Argentina's attempt to extradite a Florida businessman who will be a key witness at the Miami trial of a Venezuelan man over an election scandal cover-up has been thwarted by the U.S. government, the defendant's lawyer said.
``It appears that the government was stonewalling Argentina about its extradition request,'' Edward Shohat, an attorney for Franklin Duran, said at a hearing yesterday in federal court in Miami.
Duran is accused of conspiring to silence Guido Alejandro Antonini Wilson, who was carrying $800,000 in a suitcase that was seized at an airport in Argentina. U.S. prosecutors say the money was intended for the campaign of Cristina Fernandez de Kirchner, who was elected Argentina's president Oct. 28.
Shohat is seeking to force U.S. prosecutors to turn over any evidence that the U.S. government intervened on Antonini's behalf in the extradition request.

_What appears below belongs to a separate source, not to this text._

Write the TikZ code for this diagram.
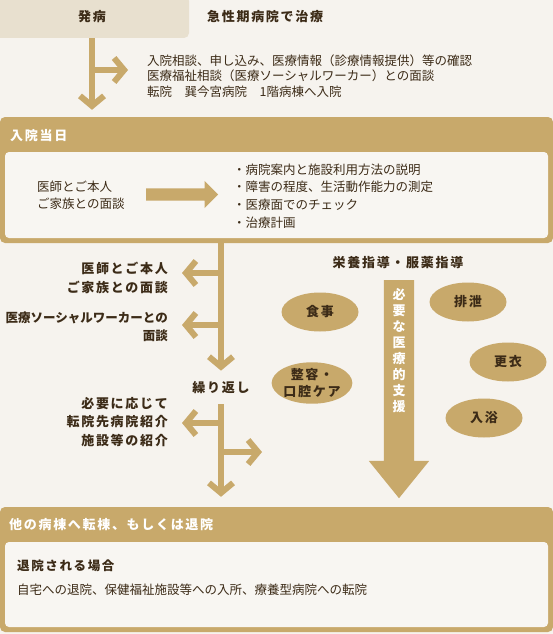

U.S. prosecutors said they helped Antonini relocate from his home in Key Biscayne, Florida, and he has cooperated with the Federal Bureau of Investigation by secretly recording Duran and other defendants.
``No promises have been made and there has been no wink and no nod'' over the extradition request, Assistant U.S. Attorney Thomas Mulvihill said at the hearing yesterday. Argentine officials wanted Antonini to face smuggling and money-laundering charges, the newspaper Clarin reported in December.
Duran Trial
Duran, 40, faces a Sept. 2 trial in Miami on a charge of being an unregistered agent of Venezuela. He was arrested Dec. 11 with three other South American men who have pleaded guilty and said in court that Venezuela's intelligence agency, known as DISIP, played a central role in covering up the payment of the $800,000.
The Venezuelan attorney general's office said today that it issued an international arrest warrant for Antonini, who is wanted in that country for questioning in the cash scandal, according to a statement on the Venezuelan justice department's Web site.
Shohat yesterday asked the U.S. government to reveal whether the FBI investigated immigration fraud by Carlos Kauffmann, who pleaded guilty to conspiring to help the Venezuelan government cover up the election plot and is expected to testify against Duran. Shohat said he wanted to know if ``promises'' were made that neither Kauffman nor his wife would be charged for immigration fraud in exchange for his cooperation.
U.S. Magistrate Judge Barry Garber didn't immediately rule on Shohat's requests.
The case is U.S. v. Moises Maionica, 07-cr-20999, U.S. District Court, Southern District of Florida (Miami).